*What to do*
Extract precisely the lines of the entries below, from the first line through the line containing "import plotly.graph_objects as go".

Records from a data source:

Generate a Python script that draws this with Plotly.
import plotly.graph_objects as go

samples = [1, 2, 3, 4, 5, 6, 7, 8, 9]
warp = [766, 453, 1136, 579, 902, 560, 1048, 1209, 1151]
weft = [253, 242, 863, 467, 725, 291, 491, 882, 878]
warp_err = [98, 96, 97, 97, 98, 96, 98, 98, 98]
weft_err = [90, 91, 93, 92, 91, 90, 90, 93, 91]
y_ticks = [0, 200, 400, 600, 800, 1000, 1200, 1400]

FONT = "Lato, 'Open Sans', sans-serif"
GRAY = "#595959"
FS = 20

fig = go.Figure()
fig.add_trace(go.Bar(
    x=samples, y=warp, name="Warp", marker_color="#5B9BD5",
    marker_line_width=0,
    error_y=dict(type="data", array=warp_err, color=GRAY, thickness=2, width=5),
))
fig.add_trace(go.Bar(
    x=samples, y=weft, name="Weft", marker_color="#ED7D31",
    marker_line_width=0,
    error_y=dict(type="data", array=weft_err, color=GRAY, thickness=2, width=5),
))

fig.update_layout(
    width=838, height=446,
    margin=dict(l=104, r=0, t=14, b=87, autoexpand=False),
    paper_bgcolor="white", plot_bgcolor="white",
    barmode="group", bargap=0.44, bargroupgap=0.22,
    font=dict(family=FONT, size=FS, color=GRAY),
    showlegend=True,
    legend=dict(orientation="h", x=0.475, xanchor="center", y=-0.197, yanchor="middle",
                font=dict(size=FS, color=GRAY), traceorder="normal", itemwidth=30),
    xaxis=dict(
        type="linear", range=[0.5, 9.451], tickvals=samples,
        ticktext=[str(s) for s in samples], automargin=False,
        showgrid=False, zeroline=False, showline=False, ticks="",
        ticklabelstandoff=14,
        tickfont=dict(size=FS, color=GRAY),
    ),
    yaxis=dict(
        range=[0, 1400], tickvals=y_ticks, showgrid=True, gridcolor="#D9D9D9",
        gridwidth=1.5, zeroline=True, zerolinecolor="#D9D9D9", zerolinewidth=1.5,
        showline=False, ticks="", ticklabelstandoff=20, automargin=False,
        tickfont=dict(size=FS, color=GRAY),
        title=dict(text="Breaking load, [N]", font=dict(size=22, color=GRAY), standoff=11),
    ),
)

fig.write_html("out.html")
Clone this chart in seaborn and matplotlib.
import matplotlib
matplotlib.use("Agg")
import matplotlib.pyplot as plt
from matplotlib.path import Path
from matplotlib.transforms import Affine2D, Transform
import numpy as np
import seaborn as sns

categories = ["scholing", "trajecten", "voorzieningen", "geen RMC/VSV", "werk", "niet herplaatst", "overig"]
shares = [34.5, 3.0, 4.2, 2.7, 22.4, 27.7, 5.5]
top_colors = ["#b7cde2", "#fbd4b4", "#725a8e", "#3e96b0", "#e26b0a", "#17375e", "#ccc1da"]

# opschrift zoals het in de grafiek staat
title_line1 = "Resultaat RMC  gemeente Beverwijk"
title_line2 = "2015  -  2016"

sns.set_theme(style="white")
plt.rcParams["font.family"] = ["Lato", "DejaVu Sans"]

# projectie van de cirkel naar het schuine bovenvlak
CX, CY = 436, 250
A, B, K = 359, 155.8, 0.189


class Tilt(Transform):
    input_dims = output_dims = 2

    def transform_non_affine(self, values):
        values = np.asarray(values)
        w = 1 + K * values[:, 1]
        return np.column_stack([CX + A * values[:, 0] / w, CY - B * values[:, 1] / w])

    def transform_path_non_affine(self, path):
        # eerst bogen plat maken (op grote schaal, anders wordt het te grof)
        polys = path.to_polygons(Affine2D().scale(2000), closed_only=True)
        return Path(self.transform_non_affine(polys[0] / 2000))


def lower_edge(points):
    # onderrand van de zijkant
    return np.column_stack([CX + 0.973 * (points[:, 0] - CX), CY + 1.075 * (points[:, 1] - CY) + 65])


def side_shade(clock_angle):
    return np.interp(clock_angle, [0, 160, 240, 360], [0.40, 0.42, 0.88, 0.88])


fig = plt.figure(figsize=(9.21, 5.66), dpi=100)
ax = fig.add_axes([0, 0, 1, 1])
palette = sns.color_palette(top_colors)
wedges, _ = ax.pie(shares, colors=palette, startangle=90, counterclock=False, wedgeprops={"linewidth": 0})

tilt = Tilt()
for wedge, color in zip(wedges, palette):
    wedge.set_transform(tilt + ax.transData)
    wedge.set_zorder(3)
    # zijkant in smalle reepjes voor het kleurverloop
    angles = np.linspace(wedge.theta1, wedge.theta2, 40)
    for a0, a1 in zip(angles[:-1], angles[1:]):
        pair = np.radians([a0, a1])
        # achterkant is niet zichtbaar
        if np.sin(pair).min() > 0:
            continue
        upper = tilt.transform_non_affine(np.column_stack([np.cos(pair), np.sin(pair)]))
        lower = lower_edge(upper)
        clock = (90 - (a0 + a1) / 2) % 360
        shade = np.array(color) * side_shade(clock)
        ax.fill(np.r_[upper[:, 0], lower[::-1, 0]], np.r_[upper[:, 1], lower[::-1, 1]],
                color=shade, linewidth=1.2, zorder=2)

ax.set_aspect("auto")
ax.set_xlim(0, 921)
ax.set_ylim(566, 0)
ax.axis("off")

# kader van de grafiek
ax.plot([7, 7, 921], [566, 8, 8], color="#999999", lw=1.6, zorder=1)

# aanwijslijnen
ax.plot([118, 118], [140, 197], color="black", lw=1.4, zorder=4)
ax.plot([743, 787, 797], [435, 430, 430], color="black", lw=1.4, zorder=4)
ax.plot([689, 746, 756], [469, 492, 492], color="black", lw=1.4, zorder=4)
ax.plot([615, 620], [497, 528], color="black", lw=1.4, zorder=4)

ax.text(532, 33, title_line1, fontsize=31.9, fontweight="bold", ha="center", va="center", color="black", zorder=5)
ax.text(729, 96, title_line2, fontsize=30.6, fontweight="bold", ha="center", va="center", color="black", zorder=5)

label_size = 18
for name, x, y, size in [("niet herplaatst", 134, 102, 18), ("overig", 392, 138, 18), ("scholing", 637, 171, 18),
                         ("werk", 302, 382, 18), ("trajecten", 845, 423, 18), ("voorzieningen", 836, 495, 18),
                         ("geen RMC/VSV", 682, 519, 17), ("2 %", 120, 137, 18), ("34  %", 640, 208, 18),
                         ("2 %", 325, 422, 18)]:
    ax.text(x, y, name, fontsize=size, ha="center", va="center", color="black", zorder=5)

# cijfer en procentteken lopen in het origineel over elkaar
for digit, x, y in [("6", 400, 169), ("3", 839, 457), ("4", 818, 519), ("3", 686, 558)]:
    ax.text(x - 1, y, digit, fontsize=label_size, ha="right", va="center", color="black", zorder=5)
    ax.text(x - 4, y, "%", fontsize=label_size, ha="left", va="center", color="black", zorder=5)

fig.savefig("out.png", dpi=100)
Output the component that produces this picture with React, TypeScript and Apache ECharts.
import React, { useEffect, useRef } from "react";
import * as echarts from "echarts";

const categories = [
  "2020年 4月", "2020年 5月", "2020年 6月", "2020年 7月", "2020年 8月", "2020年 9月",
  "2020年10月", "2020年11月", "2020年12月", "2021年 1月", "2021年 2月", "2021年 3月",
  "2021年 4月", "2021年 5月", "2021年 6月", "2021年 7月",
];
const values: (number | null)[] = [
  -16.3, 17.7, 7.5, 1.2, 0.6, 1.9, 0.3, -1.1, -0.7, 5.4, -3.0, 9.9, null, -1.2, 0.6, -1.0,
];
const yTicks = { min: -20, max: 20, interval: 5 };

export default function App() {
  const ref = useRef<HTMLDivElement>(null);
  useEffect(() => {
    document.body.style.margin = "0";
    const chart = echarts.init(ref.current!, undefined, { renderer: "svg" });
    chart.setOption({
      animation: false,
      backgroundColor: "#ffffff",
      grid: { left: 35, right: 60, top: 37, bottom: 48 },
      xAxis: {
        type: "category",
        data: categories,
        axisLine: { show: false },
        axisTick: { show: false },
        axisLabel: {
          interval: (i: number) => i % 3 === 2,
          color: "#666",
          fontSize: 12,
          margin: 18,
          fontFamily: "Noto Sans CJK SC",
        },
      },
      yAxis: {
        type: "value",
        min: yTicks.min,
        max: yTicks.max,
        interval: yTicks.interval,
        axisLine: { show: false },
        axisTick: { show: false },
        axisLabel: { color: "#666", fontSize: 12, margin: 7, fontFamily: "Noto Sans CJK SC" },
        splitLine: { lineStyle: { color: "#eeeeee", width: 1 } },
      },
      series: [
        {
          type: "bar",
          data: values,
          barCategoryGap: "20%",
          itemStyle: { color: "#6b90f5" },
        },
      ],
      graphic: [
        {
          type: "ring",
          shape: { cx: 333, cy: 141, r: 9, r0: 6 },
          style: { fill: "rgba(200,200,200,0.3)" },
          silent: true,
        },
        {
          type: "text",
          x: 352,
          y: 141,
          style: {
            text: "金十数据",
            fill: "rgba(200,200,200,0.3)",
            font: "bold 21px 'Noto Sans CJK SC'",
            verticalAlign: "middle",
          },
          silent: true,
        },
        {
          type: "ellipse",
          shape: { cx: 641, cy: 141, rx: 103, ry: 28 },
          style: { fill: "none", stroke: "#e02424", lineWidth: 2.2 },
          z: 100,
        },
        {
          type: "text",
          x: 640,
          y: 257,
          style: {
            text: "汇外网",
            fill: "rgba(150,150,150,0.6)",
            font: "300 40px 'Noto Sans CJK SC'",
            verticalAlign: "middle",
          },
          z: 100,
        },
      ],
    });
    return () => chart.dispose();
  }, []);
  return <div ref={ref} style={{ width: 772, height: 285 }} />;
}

*Reply*
Generate a Python script that draws this with Plotly.
import plotly.graph_objects as go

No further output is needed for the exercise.